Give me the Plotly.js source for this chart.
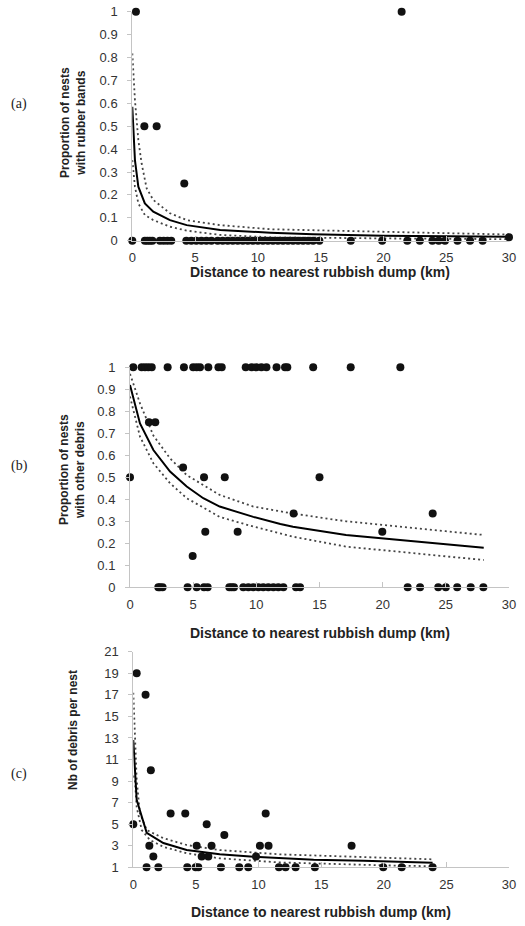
<!DOCTYPE html>
<html>
<head>
<meta charset="utf-8">
<script src="https://cdn.plot.ly/plotly-3.0.1.min.js"></script>
<style>html,body{margin:0;padding:0;background:#fff;}#chart{width:525px;height:926px;}</style>
</head>
<body>
<div id="chart"></div>
<script>
// ---------- Panel (a): rubber bands ----------
var aPtsX = [0.29, 21.45, 0.96, 1.94, 4.14,
  0, 1.0, 1.2, 1.4, 1.6, 2.2, 2.5, 2.8, 3.1, 4.3, 4.7, 5.1, 5.5, 5.9, 6.3, 6.8, 7.2, 7.6, 8.0, 8.4, 8.8,
  9.2, 9.6, 10.0, 10.4, 10.8, 11.2, 11.6, 12.0, 12.4, 12.8, 13.2, 13.6, 14.0, 14.4, 14.9,
  17.4, 19.9, 21.9, 22.9, 23.9, 24.4, 24.9, 25.9, 26.9, 27.9, 30];
var aPtsY = [1, 1, 0.5, 0.5, 0.25,
  0, 0, 0, 0, 0, 0, 0, 0, 0, 0, 0, 0, 0, 0, 0, 0, 0, 0, 0, 0, 0,
  0, 0, 0, 0, 0, 0, 0, 0, 0, 0, 0, 0, 0, 0, 0,
  0, 0, 0, 0, 0, 0, 0, 0, 0, 0, 0.015];
var aFitX = [0, 0.21, 0.48, 1.0, 1.67, 3.0, 4.33, 7.0, 11, 14.4, 20, 25, 30];
var aFitY = [0.585, 0.352, 0.236, 0.163, 0.127, 0.09, 0.068, 0.047, 0.035, 0.028, 0.022, 0.019, 0.017];
var aUpX = [0, 0.21, 0.48, 0.74, 1.14, 1.67, 3.0, 4.33, 7.0, 11, 15, 20, 25, 30];
var aUpY = [0.818, 0.614, 0.44, 0.338, 0.229, 0.178, 0.12, 0.09, 0.068, 0.05, 0.045, 0.038, 0.032, 0.027];
var aLoX = [0, 0.21, 0.48, 1.0, 1.67, 3.0, 4.33, 7.0, 11, 15, 20, 25, 30];
var aLoY = [0.352, 0.236, 0.163, 0.112, 0.09, 0.061, 0.044, 0.025, 0.015, 0.012, 0.01, 0.008, 0.007];

// ---------- Panel (b): other debris ----------
var bPtsX = [0.26, 0.92, 1.19, 1.45, 1.72, 2.98, 4.27, 5.0, 5.28, 5.54, 6.2, 7.0, 7.26, 9.16, 9.63, 10.0, 10.4, 10.8, 11.6, 12.27, 12.45, 14.5, 17.47, 21.4,
  1.5, 2.0,
  0, 5.86, 7.5, 15.0,
  4.2,
  12.95, 23.96,
  5.96, 8.52, 19.97,
  4.96,
  2.24, 2.37, 2.58, 4.56, 5.28, 5.86, 6.15, 7.86, 8.05, 8.23, 8.97, 9.37, 9.76, 10.16, 10.55, 10.95, 11.35, 11.74, 12.14, 13.14, 13.46, 21.98, 22.96, 24.4, 25.0, 25.9, 26.97, 27.97];
var bPtsY = [1, 1, 1, 1, 1, 1, 1, 1, 1, 1, 1, 1, 1, 1, 1, 1, 1, 1, 1, 1, 1, 1, 1, 1,
  0.75, 0.75,
  0.5, 0.5, 0.5, 0.5,
  0.544,
  0.335, 0.335,
  0.253, 0.253, 0.253,
  0.142,
  0, 0, 0, 0, 0, 0, 0, 0, 0, 0, 0, 0, 0, 0, 0, 0, 0, 0, 0, 0, 0, 0, 0, 0, 0, 0, 0, 0];
var bFitX = [0, 0.79, 1.85, 3.17, 4.49, 5.8, 7.1, 9.76, 11.9, 12.9, 17.1, 20, 22.4, 25, 28];
var bFitY = [0.92, 0.745, 0.624, 0.526, 0.458, 0.405, 0.367, 0.32, 0.288, 0.275, 0.238, 0.222, 0.208, 0.197, 0.18];
var bUpX = [0, 0.79, 1.85, 3.17, 4.49, 7.1, 9.76, 11.9, 12.9, 17.1, 22.4, 25, 28];
var bUpY = [0.97, 0.836, 0.69, 0.586, 0.51, 0.42, 0.367, 0.345, 0.335, 0.30, 0.268, 0.255, 0.238];
var bLoX = [0, 0.79, 1.85, 3.17, 4.49, 7.1, 9.76, 11.9, 12.9, 17.1, 22.4, 25, 28];
var bLoY = [0.867, 0.685, 0.564, 0.473, 0.405, 0.32, 0.276, 0.245, 0.23, 0.185, 0.155, 0.14, 0.124];

// ---------- Panel (c): number of debris ----------
var cPtsX = [0, 0.27, 0.98, 1.4, 1.28, 1.06, 1.6, 2.0, 2.98, 4.15, 4.31, 4.98, 5.19, 5.06, 5.46, 5.86, 5.99, 6.25, 7.0, 7.27,
  8.46, 9.18, 9.8, 10.11, 10.57, 10.8, 11.63, 12.16, 12.96, 14.5, 17.43, 19.96, 21.43, 23.9];
var cPtsY = [5, 19, 17, 10, 3, 1, 2, 1, 6, 6, 1, 1, 1, 3, 2, 5, 2, 3, 1, 4,
  1, 1, 2, 3, 6, 3, 1, 1, 1, 1, 3, 1, 1, 1];
var cFitX = [0, 0.27, 1.07, 2.4, 4.26, 5.6, 6.9, 9.6, 11.7, 14.4, 18.4, 21, 23.9];
var cFitY = [12.8, 7.26, 4.2, 3.25, 2.6, 2.4, 2.2, 1.98, 1.83, 1.7, 1.6, 1.5, 1.43];
var cUpX = [0, 0.13, 0.27, 0.53, 1.07, 2.4, 4.26, 6.9, 11.7, 14.4, 18, 21, 23.9];
var cUpY = [17.2, 12.8, 9.1, 6.0, 4.46, 3.7, 3.07, 2.6, 2.2, 2.1, 2.0, 1.85, 1.74];
var cLoX = [0, 0.13, 0.27, 0.67, 1.33, 2.4, 4.26, 6.9, 11.7, 14.4, 18, 21, 23.9];
var cLoY = [9.5, 9.1, 6.6, 4.46, 3.53, 2.9, 2.3, 1.83, 1.45, 1.35, 1.25, 1.15, 1.1];

var xTicks = [0, 5, 10, 15, 20, 25, 30];
var yTicksProp = [0, 0.1, 0.2, 0.3, 0.4, 0.5, 0.6, 0.7, 0.8, 0.9, 1];
var yTicksCount = [1, 3, 5, 7, 9, 11, 13, 15, 17, 19, 21];
var xTitle = 'Distance to nearest rubbish dump (km)';
var yTitles = ['Proportion of nests<br>with rubber bands', 'Proportion of nests<br>with other debris', 'Nb of debris per nest'];
var panelLabels = ['(a)', '(b)', '(c)'];

var W = 525, H = 926;
function px(x) { return x / W; }
function py(y) { return 1 - y / H; }

function pts(x, y, n) {
  return {x: x, y: y, xaxis: 'x' + n, yaxis: 'y' + n, type: 'scatter', mode: 'markers',
    marker: {color: '#111', size: 8}, cliponaxis: false, hoverinfo: 'skip'};
}
function fit(x, y, n) {
  return {x: x, y: y, xaxis: 'x' + n, yaxis: 'y' + n, type: 'scatter', mode: 'lines',
    line: {color: '#000', width: 2}, hoverinfo: 'skip'};
}
function band(x, y, n) {
  return {x: x, y: y, xaxis: 'x' + n, yaxis: 'y' + n, type: 'scatter', mode: 'lines',
    line: {color: '#444', width: 1.8, dash: '2px,3px'}, hoverinfo: 'skip'};
}

var data = [
  band(aUpX, aUpY, ''), band(aLoX, aLoY, ''), fit(aFitX, aFitY, ''), pts(aPtsX, aPtsY, ''),
  band(bUpX, bUpY, '2'), band(bLoX, bLoY, '2'), fit(bFitX, bFitY, '2'), pts(bPtsX, bPtsY, '2'),
  band(cUpX, cUpY, '3'), band(cLoX, cLoY, '3'), fit(cFitX, cFitY, '3'), pts(cPtsX, cPtsY, '3')
];

var tickFont = {family: 'Liberation Sans, Arial, sans-serif', size: 13, color: '#333'};
function xax(d0, d1, anchor) {
  return {domain: [d0, d1], anchor: anchor, range: [0, 30], tickvals: xTicks, showgrid: false, zeroline: false,
    showline: true, linecolor: '#c4c4c4', linewidth: 1, ticks: 'inside', ticklen: 5, tickcolor: '#c4c4c4',
    tickfont: tickFont, ticklabelstandoff: 5, fixedrange: true};
}
function yax(d0, d1, anchor, range, vals) {
  return {domain: [d0, d1], anchor: anchor, range: range, tickvals: vals, showgrid: false, zeroline: false,
    showline: true, linecolor: '#c4c4c4', linewidth: 1, ticks: 'outside', ticklen: 4, tickcolor: '#c4c4c4',
    tickfont: tickFont, ticklabelstandoff: 7, fixedrange: true};
}

var layout = {
  width: W, height: H, margin: {l: 0, r: 0, t: 0, b: 0}, showlegend: false,
  paper_bgcolor: '#fff', plot_bgcolor: '#fff',
  xaxis: xax(px(132.3), px(509), 'y'),
  yaxis: yax(py(240.7), py(11.7), 'x', [0, 1], yTicksProp),
  xaxis2: xax(px(130), px(509), 'y2'),
  yaxis2: yax(py(587.3), py(367.3), 'x2', [0, 1], yTicksProp),
  xaxis3: xax(px(133.3), px(509), 'y3'),
  yaxis3: yax(py(867.3), py(651.7), 'x3', [1, 21], yTicksCount),
  annotations: []
};

var titleFont = {family: 'Liberation Sans, Arial, sans-serif', size: 14, color: '#222'};
var yTitleFont = {family: 'Liberation Sans, Arial, sans-serif', size: 12, color: '#222'};
var labelFont = {family: 'Liberation Serif, Times New Roman, serif', size: 14, color: '#222'};
var xTitleY = [272, 633, 912];
var xTitleX = [320, 320, 321];
var yTitleX = [73, 72, 73];
var yTitleYc = [123, 470, 730];
var labelY = [104, 466, 774];
for (var i = 0; i < 3; i++) {
  layout.annotations.push({text: '<b>' + xTitle + '</b>', xref: 'paper', yref: 'paper', x: px(xTitleX[i]), y: py(xTitleY[i]),
    xanchor: 'center', yanchor: 'middle', showarrow: false, font: titleFont});
  layout.annotations.push({text: '<b>' + yTitles[i] + '</b>', xref: 'paper', yref: 'paper', x: px(yTitleX[i]), y: py(yTitleYc[i]),
    xanchor: 'center', yanchor: 'middle', showarrow: false, textangle: -90, font: yTitleFont});
  layout.annotations.push({text: panelLabels[i], xref: 'paper', yref: 'paper', x: px(19), y: py(labelY[i]),
    xanchor: 'center', yanchor: 'middle', showarrow: false, font: labelFont});
}

Plotly.newPlot('chart', data, layout, {staticPlot: true, displayModeBar: false});
</script>
</body>
</html>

[Instructions to follow]:
Extract from the material all lines containing the string "chart".

[Result of the task]:
Give me the Plotly.js source for this chart.
<style>html,body{margin:0;padding:0;background:#fff;}#chart{width:525px;height:926px;}</style>
<div id="chart"></div>
Plotly.newPlot('chart', data, layout, {staticPlot: true, displayModeBar: false});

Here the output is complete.